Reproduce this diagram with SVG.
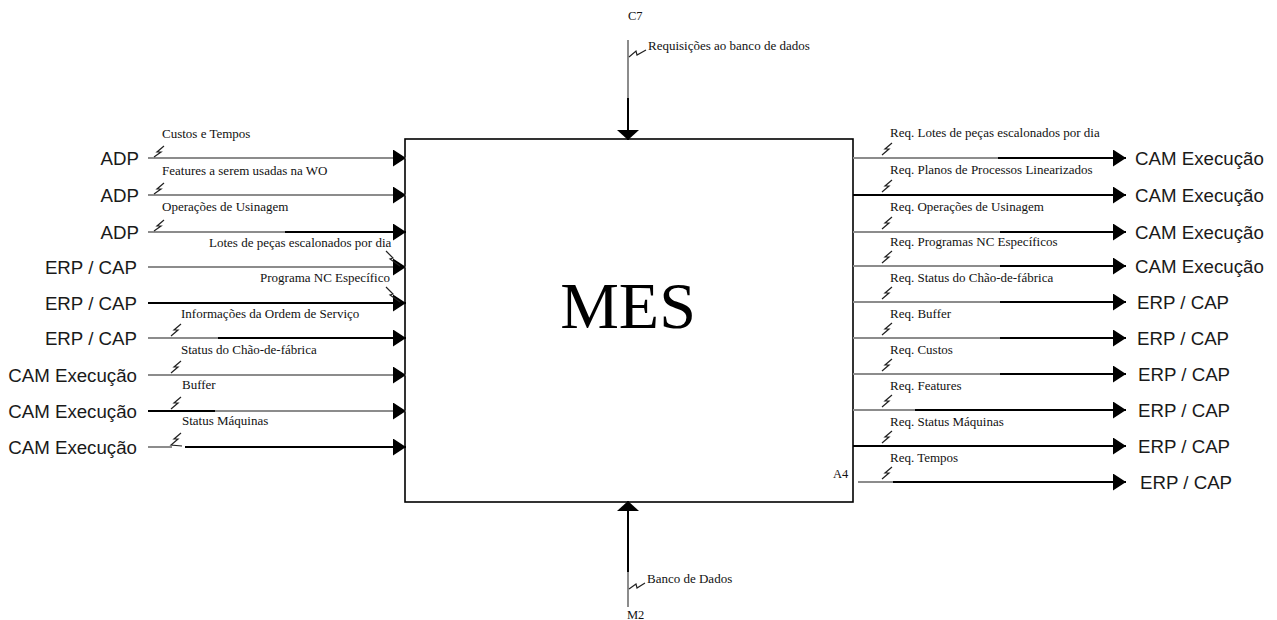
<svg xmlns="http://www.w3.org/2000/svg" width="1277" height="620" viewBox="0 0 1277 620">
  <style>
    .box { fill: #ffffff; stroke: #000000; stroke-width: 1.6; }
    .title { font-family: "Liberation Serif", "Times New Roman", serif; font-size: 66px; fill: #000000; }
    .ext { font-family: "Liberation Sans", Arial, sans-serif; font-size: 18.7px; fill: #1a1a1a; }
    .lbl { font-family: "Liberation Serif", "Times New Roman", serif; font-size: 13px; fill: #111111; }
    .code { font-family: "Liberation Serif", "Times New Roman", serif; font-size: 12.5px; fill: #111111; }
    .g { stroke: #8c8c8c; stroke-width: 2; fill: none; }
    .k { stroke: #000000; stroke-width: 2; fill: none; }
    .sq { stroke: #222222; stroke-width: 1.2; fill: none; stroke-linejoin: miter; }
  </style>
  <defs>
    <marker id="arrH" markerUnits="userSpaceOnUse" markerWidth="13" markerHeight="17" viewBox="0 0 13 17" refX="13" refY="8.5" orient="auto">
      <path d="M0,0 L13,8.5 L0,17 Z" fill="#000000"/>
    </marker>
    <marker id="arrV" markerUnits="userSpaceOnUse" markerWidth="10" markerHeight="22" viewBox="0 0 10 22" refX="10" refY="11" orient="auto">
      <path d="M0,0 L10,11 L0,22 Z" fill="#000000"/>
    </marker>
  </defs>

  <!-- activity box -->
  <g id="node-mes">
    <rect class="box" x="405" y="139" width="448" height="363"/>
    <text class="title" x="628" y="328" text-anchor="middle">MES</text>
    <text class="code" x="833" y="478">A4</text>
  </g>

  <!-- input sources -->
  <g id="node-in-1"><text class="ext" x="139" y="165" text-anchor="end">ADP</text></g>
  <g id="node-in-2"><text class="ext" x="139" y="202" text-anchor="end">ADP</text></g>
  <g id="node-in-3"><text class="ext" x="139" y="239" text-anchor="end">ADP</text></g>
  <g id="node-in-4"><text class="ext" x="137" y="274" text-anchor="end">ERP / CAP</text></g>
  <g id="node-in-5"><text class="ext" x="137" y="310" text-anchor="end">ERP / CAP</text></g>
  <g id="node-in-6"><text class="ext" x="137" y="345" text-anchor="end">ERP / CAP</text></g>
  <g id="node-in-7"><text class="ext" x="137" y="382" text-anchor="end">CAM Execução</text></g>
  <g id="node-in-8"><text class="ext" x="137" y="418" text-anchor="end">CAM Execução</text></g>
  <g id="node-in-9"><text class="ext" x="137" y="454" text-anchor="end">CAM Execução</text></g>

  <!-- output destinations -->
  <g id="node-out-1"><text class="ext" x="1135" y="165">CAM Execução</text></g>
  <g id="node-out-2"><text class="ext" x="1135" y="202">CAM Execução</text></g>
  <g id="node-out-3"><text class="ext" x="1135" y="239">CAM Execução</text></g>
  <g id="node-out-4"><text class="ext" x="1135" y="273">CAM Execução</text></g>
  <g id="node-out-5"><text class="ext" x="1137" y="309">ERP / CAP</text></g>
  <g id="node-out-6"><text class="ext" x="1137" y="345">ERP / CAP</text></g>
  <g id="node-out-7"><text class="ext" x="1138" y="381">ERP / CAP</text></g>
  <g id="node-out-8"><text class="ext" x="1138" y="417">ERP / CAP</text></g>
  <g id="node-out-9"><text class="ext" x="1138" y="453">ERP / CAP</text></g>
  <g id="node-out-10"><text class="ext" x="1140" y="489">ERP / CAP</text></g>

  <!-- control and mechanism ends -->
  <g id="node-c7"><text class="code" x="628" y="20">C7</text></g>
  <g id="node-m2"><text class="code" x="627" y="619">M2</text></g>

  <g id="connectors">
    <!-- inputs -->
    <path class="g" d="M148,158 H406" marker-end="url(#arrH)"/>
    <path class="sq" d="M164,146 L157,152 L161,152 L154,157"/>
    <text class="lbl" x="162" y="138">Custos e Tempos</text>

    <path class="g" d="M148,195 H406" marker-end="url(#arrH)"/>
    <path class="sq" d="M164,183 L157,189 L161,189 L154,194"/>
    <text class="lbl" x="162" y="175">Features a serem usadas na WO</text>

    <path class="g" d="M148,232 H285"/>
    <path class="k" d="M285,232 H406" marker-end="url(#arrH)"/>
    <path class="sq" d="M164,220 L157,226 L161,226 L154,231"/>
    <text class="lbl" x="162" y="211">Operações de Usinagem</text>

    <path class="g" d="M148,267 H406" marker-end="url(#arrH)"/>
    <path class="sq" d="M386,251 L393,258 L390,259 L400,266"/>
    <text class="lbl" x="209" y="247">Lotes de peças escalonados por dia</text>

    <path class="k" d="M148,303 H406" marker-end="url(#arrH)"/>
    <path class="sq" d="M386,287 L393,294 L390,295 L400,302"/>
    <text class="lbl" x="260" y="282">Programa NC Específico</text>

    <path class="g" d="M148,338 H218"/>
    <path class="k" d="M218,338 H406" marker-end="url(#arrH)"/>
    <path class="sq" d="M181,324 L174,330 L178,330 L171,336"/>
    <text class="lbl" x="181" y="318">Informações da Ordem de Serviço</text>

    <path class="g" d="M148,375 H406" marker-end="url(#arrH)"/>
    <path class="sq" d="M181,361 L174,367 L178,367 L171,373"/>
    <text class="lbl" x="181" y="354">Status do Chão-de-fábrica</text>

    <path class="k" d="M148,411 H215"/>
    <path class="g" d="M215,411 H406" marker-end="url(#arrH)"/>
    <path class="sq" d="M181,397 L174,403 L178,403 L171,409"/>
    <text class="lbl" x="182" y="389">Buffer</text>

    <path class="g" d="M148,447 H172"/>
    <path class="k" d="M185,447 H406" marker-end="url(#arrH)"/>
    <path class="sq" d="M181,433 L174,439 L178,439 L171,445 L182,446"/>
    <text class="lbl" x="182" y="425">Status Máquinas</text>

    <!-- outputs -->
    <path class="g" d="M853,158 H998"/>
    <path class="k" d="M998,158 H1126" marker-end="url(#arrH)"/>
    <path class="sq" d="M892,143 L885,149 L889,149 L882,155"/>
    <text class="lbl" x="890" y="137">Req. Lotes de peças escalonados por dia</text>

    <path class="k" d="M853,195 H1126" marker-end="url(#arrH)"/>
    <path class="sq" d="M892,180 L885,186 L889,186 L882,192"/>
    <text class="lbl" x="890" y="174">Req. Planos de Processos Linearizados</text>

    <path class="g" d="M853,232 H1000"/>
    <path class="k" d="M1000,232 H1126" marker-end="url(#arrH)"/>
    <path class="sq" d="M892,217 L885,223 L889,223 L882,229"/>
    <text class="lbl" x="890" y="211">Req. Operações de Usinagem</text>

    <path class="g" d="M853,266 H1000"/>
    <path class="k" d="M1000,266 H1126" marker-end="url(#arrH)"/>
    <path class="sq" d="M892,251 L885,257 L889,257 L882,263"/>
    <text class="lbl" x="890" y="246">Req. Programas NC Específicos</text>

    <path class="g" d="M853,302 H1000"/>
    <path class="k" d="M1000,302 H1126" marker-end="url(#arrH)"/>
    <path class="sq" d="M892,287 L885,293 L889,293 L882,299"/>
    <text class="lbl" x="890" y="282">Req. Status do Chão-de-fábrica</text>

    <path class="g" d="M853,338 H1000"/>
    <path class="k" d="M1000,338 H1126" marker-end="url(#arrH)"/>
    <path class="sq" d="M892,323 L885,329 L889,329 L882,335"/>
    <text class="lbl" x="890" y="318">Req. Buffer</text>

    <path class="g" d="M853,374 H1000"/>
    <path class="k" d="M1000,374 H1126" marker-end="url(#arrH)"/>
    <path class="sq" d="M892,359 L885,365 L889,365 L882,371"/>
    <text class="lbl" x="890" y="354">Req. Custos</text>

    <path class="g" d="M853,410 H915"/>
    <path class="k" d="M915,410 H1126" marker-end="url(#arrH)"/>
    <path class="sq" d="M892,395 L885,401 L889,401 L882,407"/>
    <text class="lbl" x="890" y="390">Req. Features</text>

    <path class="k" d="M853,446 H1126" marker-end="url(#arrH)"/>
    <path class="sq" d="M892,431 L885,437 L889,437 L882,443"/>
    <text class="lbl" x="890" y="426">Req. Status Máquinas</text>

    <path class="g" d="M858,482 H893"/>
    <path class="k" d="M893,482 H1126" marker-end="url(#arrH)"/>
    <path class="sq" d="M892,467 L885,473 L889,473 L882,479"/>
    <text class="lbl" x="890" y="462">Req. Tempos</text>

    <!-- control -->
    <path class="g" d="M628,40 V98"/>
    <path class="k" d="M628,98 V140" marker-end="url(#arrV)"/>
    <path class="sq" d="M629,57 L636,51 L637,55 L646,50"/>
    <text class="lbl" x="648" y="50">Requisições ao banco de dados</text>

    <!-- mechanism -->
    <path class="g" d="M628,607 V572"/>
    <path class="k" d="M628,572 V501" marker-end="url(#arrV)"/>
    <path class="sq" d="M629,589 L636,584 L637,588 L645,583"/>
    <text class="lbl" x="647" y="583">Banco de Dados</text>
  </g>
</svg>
= = =
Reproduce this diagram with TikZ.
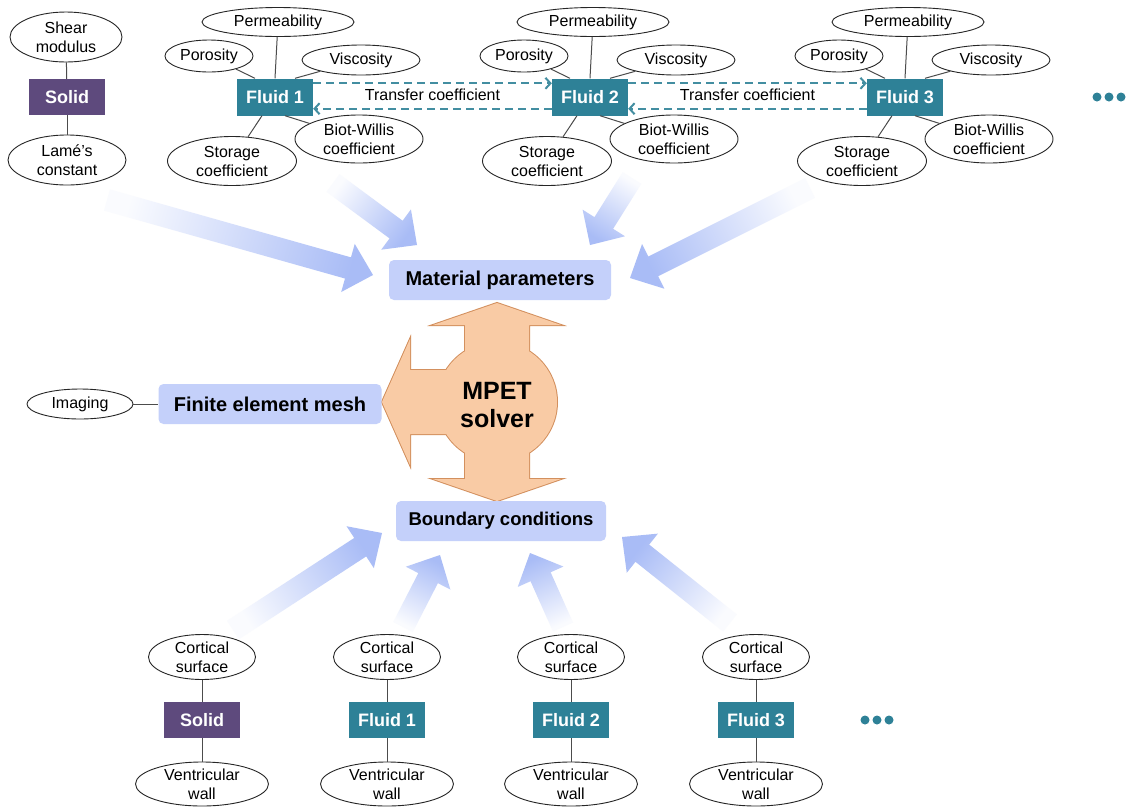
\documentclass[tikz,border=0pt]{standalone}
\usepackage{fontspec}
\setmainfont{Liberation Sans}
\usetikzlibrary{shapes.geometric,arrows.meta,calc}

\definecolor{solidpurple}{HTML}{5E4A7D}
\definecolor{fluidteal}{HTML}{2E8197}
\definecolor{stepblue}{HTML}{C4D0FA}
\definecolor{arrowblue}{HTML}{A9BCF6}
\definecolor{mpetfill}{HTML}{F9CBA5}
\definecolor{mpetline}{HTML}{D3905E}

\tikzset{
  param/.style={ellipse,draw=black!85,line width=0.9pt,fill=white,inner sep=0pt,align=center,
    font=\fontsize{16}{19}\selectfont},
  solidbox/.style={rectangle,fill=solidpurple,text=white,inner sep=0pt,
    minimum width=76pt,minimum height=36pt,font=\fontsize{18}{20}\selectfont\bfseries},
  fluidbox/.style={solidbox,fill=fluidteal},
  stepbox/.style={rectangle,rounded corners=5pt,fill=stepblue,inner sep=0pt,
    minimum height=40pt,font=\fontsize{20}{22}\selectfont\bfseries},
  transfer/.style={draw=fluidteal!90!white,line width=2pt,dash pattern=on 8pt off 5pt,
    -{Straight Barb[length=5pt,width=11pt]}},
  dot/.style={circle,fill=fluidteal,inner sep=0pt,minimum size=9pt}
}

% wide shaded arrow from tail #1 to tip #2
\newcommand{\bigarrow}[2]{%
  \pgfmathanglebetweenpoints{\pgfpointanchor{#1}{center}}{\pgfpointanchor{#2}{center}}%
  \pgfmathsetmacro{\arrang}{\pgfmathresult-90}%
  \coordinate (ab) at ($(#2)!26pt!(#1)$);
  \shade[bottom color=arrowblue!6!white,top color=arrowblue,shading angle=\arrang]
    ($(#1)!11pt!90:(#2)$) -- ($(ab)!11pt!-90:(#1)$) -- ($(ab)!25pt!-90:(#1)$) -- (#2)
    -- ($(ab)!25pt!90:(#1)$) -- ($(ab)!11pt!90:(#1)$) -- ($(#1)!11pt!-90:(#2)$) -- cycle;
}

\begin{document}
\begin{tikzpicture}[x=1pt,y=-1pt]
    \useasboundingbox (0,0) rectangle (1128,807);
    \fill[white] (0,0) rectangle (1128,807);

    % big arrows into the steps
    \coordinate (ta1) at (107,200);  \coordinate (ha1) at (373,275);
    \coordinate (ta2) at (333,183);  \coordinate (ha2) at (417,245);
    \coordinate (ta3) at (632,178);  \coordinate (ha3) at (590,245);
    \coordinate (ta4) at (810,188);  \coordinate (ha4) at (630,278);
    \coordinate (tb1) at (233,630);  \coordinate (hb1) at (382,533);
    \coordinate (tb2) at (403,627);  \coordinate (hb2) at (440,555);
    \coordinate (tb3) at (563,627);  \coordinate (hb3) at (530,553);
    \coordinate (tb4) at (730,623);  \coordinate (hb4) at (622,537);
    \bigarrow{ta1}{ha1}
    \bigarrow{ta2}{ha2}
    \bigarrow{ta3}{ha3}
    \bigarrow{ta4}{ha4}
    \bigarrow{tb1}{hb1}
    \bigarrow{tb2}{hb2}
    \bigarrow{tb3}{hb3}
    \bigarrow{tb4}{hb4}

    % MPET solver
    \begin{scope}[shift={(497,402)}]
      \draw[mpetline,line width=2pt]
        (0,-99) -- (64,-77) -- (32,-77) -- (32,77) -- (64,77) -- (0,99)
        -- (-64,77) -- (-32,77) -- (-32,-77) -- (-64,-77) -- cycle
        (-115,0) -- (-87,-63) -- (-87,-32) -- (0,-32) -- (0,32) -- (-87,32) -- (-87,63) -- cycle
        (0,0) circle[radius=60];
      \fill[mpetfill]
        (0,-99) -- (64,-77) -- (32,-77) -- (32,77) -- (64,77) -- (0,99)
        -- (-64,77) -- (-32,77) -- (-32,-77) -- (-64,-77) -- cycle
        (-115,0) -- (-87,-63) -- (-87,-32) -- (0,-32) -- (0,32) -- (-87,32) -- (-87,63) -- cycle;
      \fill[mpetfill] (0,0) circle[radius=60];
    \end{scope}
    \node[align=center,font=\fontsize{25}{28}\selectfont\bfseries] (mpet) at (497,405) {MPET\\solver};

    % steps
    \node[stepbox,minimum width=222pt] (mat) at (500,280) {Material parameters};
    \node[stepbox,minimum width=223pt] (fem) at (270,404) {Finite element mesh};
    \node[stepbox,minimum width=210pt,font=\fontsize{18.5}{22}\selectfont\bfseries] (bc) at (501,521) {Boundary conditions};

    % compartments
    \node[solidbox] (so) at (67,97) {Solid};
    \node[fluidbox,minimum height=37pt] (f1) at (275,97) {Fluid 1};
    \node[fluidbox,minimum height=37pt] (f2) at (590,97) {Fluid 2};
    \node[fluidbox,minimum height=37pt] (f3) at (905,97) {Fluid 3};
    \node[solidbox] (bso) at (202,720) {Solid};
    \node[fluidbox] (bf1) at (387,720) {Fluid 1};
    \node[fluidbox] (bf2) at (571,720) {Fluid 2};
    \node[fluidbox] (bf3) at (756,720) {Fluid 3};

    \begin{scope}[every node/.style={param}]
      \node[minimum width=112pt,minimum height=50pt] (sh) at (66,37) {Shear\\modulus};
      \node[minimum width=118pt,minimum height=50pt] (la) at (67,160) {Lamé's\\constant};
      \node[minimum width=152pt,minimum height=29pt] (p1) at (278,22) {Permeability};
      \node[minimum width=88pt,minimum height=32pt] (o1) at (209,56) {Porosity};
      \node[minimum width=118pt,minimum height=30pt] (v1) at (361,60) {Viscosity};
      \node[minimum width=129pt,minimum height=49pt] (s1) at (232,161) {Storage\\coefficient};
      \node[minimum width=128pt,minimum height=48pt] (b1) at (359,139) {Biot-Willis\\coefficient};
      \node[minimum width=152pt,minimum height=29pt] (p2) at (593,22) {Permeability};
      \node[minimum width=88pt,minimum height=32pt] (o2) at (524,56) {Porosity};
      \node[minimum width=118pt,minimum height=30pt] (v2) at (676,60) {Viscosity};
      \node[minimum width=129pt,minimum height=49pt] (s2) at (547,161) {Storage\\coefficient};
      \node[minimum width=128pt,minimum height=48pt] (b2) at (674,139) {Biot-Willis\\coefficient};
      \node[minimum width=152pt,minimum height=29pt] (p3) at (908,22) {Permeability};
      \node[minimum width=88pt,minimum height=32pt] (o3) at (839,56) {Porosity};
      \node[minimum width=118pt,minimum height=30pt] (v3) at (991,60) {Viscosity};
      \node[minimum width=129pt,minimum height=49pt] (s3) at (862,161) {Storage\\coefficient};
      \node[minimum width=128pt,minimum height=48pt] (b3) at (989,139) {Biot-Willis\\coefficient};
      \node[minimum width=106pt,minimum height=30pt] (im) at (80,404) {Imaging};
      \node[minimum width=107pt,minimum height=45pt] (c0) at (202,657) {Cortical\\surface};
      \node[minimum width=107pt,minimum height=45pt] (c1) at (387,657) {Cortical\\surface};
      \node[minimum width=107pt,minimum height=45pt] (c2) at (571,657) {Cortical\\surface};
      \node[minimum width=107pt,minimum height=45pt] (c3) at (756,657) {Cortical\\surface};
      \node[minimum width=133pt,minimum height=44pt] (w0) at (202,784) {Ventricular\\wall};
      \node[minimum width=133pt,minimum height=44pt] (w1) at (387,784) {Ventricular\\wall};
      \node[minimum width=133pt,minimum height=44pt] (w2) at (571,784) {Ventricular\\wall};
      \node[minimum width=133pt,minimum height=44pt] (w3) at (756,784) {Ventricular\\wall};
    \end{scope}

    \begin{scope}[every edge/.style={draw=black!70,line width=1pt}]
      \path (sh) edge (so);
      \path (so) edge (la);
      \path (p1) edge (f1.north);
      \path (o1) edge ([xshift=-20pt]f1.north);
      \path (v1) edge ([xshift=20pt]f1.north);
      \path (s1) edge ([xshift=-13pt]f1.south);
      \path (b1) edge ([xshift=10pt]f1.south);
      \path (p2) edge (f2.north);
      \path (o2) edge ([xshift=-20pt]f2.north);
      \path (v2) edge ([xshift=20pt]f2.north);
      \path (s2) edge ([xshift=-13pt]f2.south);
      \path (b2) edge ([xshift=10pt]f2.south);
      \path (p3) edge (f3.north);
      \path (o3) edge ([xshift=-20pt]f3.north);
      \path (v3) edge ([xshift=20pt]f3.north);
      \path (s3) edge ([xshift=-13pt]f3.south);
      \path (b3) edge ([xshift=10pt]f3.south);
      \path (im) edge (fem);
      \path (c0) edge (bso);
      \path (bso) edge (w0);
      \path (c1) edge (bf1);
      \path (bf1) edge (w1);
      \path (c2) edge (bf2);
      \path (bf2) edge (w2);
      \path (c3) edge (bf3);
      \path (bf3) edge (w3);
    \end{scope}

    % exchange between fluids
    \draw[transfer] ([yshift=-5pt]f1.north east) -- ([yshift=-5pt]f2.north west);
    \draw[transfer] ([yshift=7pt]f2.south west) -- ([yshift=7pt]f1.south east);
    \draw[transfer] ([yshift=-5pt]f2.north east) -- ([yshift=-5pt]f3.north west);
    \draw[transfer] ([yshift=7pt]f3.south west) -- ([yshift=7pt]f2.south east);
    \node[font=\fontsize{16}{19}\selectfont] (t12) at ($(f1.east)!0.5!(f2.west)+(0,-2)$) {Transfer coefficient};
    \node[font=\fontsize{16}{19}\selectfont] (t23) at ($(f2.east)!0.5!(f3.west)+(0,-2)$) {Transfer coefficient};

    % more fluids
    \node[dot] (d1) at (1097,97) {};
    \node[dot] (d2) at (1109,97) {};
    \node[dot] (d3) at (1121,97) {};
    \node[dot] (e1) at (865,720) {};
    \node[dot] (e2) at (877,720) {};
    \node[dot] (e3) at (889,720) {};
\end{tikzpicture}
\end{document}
= = =
** PROBLEM TO SOLVE **
Pull every line containing "with" out of the records.

** TASK RESPONSE **
Reproduce this diagram with SVG.
Reproduce this diagram with TikZ.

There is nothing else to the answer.